“He was coming down the sideline,” Breech says. “And I think he cut back in. Tried to run me over. That’s what they tell guys. Run the kicker over. I hung on for dear life. I ended up breaking my nose. I had to get my nose fixed because of it. We were laughing about that. ‘I got you down, though. Made the tackle.’ I hung on. I hung on.”
The 7-1 Cartwright was there, too, and Breech recalled how he was the third guy in line to cover him the night Sac played Elk Grove.
“He put 62 on us in three quarters,” Breech says. “I couldn’t reach the top of his head standing there.”
Even Dan Bunz, of all people, being in attendance couldn’t bring back the Super Bowl memories. Bunz, a member of the Sacramento Hall, is best known as the 49ers linebacker who made the last two plays of their four-down goal-line stand that beat Breech’s Bengals seven years earlier in Super Bowl XVI.

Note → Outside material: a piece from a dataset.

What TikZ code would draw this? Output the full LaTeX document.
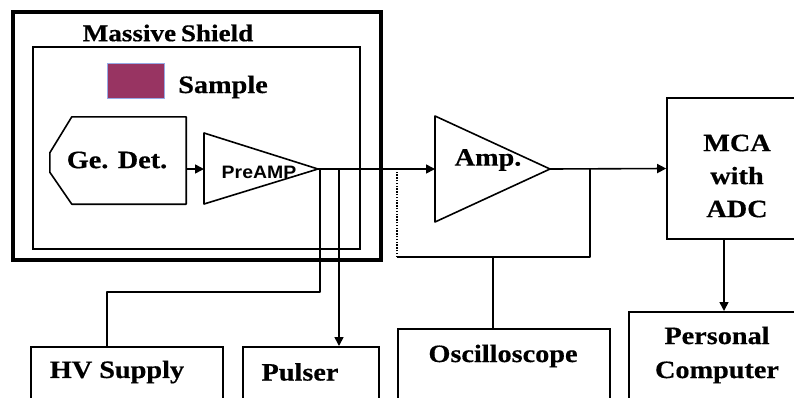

“I didn’t get to talk to him,” Brech says. “I’ve seen him out here at golf tournaments. He told me the year after, ‘We had no idea what you guys were going to run.’ It was the difference in the game.”
At another Bay Area golf tournament for charity, Breech somehow got a helmet signed by the celebrity players. Bunz added, “The Play,” or “The Tackle.” Breech isn’t sure because, “That helmet never comes out of the closet.”
The one thing Breech wants to remember about that first Super Bowl, a 26-21 San Francisco victory, is that a kicker should have been the MVP.
“Ray Wersching,” Breech says. “Montana won it with (157) yards and a touchdown. But what about the guy who kicks four field goals and has two kickoffs we mishandle and they get field goals off of them?”
“Yes, it’d be great if a kicker won one. I think it would be great just to be on the winning team.”
Breech’s pure clutch often made the Bengals winners in the ’80s and early ’90s. He missed only one field goal in the last two minutes when the game was three points or fewer either way. And his 9-for-9 in overtime is legendary. Recent Pro Football Hall of Famer Adam Vinatieri has the record with 10 OT kicks, but has one miss.
That Pro Football Hall of Fame announcement came the same Thursday night the Sac Hall took a bow a few miles down the road. It proved to be the only blemish of the evening when John Breech, his son who covers the NFL for CBS Sports, relayed the news to him that Bengals Super Bowl XVI quarterback Ken Anderson didn’t make it as a senior player, and Bengals Ring of Honor member Willie Anderson didn’t make it as a modern-era player.
“Disappointing,” says Breech, who noted Vinatieri’s election in his second year of eligibility. “I knew he was going in at some point. No question about that. The greatest clutch kicker of all time. But I didn’t think he’d get in this soon.”
Breech didn’t start getting Super nostalgic until he got back in Cincinnati and was watching the game. Myers was the only scorer for most of a taut, defensive tractor pull like that one in ’89 in Miami. He could see why Seattle running back Kenneth Walker III and his 135 yards carried the day for MVP, but it was a good day for kickers.
“(Myers) had a great season and a great Super Bowl. The first guy to get 200 points in a season. Good for him,” Breech says. “Do your job, and he did it when they needed it most. Something like that is always going to stay with him. Every time he goes back to Seattle, he’ll be recognized for that game. It’s kind of cool to have that on your resume.”
Which is how he’s viewed around these parts. “I can’t smile about it,” he says. Still, Super Clutch. Even though the resume began near the Bay.
He knows a kicker is going to make the Super Bowl MVP list.
“One of these days,” says The Almanac.